Grand Drapes

These stage drapes are the front curtains the audience sees when they first enter the theatre. The Grand Drape starts and ends the show.  It blocks the stage from sight, creates a point of interest in the room, and evokes anticipation of the performance to come.  Its design, color, and movement will, quite literally, set the stage for all of your events.

Traditional Draw

The traditional draw is a bi-parting curtain that opens from the middle and tracks off the stage in equal halves. Fullness is developed through a series of box pleats along the top hem that create tall vertical waves. Draw curtains are typically straight but it is easy to make them follow a curve as well. It is the most common and least costly of all the styles and can be hand or motor operated for the stage.

Tracks for draw curtains can also be fitted with “backpack guides”. Backpack guides only engage when the curtain is pulled in the open direction. They cause the curtain panels to move as a fixed unit so the curtain collects at the off stage side rather than at the master carrier.

If you find this hard to picture, find drapes or a shower curtain you can reach. Place your finger at one end and push the curtain open. As you push, the curtain collects at your finger making a bigger and bigger pile until the entire curtain is collected (and fully open). Do it again, but this time pull the first carrier tight to the wall, then grab the next carrier and pull it to the wall, then the next, and so forth one carrier at a time. This is what backpack guides do. Notice that when the curtain is half way open your stack back is beside the wall (off stage, out of sight) not in a big pile at the leading edge.

Backpack guides are inexpensive and make the opening movement look much nicer and more professional. So why doesn’t everyone use them? The answer is that they can sometimes be frustrating in a facility where the operators are not trained. In order for them to work properly and not jamb, the rope must be clean and in good shape without significant wear or flaws. Spike tape placed on the rope (which is common) will foul the backpack guides instantly and can be difficult to get unstuck.

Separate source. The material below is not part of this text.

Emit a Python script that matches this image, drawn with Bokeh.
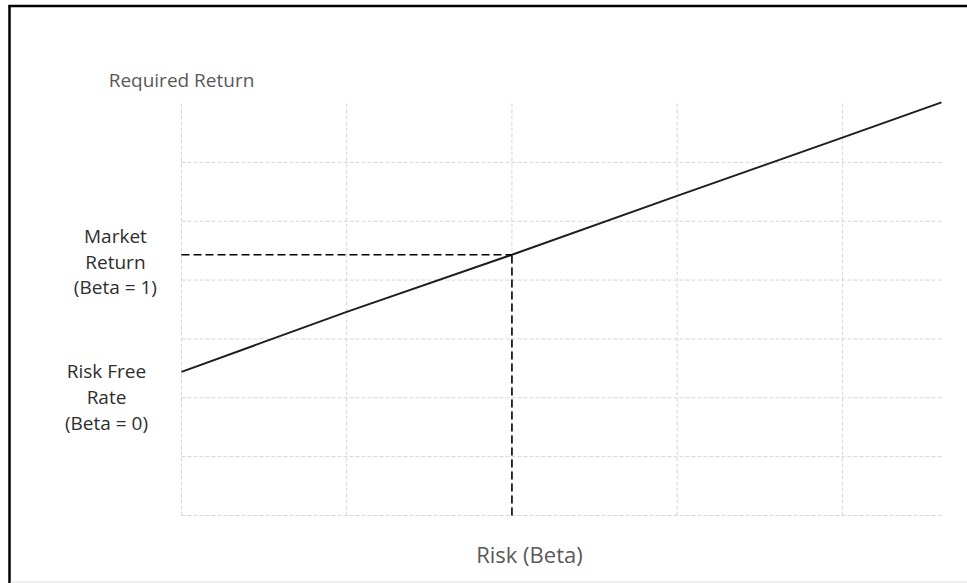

If you need help deciding whether backpack guides are a good choice for your draw curtain, give us a call or talk to your local BellaTEX dealer when they come to measure.


This is an ornate curtain with fullness developed through a series of horizontal festoons. It travels vertically, rising and falling by a series of cables that lift from the bottom, collapsing the festoons onto each other. Most Austrian-style curtains rise and fall evenly, but it is possible to make each of the cables work independently to create different openings and different shapes. Austrian curtains can be curved or straight. Since the entire weight of the drapes is lifted, Austrians must be motor operated. Due to their complexity and specialized rigging requirements, Austrians can easily be several times the cost of a Traditional Draw.


The Waterfall is a combination of the Traditional Draw and Austrian styles. When fully closed the waterfall looks like a Traditional Draw with its tall majestic pleats, but when it opens it is lifted from the bottom in an Austrian fashion. As it rises the fabric is folded into flowing festoons that resemble that of an Austrian. A pipe batten is required at the bottom to make the curtain fold properly so it must raise/lower evenly. Waterfall curtains must be motor operated and are more expensive than a Traditional Draw, but are usually not as expensive as an Austrian.


Guillotine curtains can be made in a variety of styles but most resemble the Traditional Draw when closed. Unlike the Waterfall which opens from the bottom up, the Guillotine rises as a single unit when the top batten/track is raised. In order for the drapes to clear the audience’s view of the stage, there must be at least as much room above the curtain as the curtain is tall.

Many Guillotines are a combination of Guillotine & Traditional Draw. This is achieved by simply rigging a Traditional Draw curtain and Track to a moveable batten. The floor pulley for draw operation is attached to a sandbag that can be flown rather than bolting it to the floor as usual.

Guillotine curtains can be manually operated with a fly system or motorized. Cost can vary widely by circumstance. If a fly system exists, it is nothing more than a Traditional Draw hung from a line set; if no fly system exists one must be installed, which can add significantly to the cost.


Tableau curtains, while an icon of classic stage curtains, are actually relatively rare in multi-use spaces today. They do not fully clear the stage when opened, and leave it framed in an ornate frilly tent shape of flowing fabric. This look is not conducive to many stage presentations, making it mostly a specialty item for dedicated shows where its nostalgic beauty and form lends itself to the specific presentation.